ArrayePL chapter 13 . 11/22/2009
So Ursa learning the hard way not to trust? Nice touch with the stealing ninja :)
J. Idanian chapter 11 . 11/15/2009
I completely understand about the demands of real life, so don't think that you have to neglect schoolwork for your story. I won't be offended. About the chapter, it was entertaining enough, I think, though I'm not sure why over a hundred pirates would feel inclined to let five ninjas do anything. The ninjas' competence, or lack thereof, continues to amuse. Ursa seems fairly intelligent, though not all the time. I think if you have the time, the story is worth continuing.

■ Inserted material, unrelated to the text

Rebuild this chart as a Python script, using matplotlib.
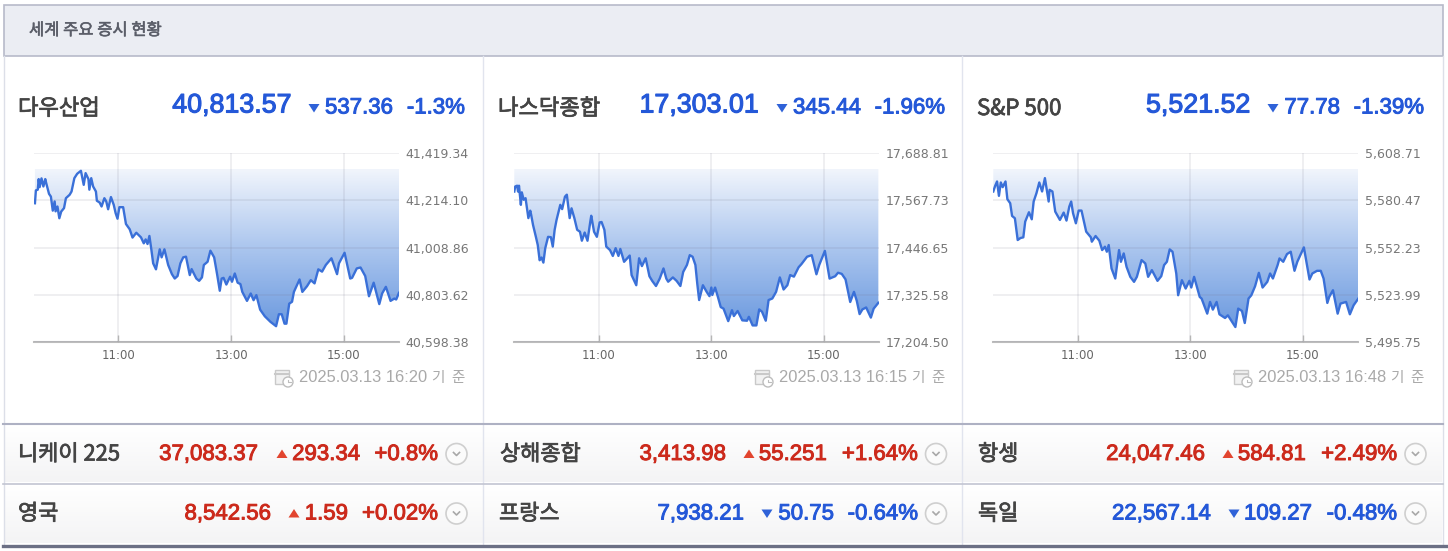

ArrayePL chapter 11 . 11/12/2009
Well a bit strange chapter, but I'm complaining because you updated at all. Please don't abandon this story. I want to know who and why is after Ursa.
Fire Lord Azula chapter 10 . 9/13/2009
Ursa's survival skills seem to be improving. Poor woman has to steal to survive, but she can't be faulted for that. I'm anxious to see how she'll deal with the pirates next chapter. She's stuck, so she'll have to make the best of it!

I hope things improve on your end. Take your time if you need to.
J. Idanian chapter 10 . 8/31/2009
The team of pursuers is starting to develop nicely, they each have their own personality, even if most of them aren't too bright. Ursa's idea might be good in theory, but it sounds dumb in practice, especially if the trip lasts more than a couple days. The appearance of the pirates was mildly amusing, but it seems like it could have been just as easy to come up with another crew. Aside from that, a good chapter, though not a whole lot happened. I await the next installment.
ArrayePL chapter 10 . 8/31/2009
Nice chapter and really cool ending. I look forward to read about the encounter between the Ninjas and the pirates :) I hope Ursa gets away in one piece.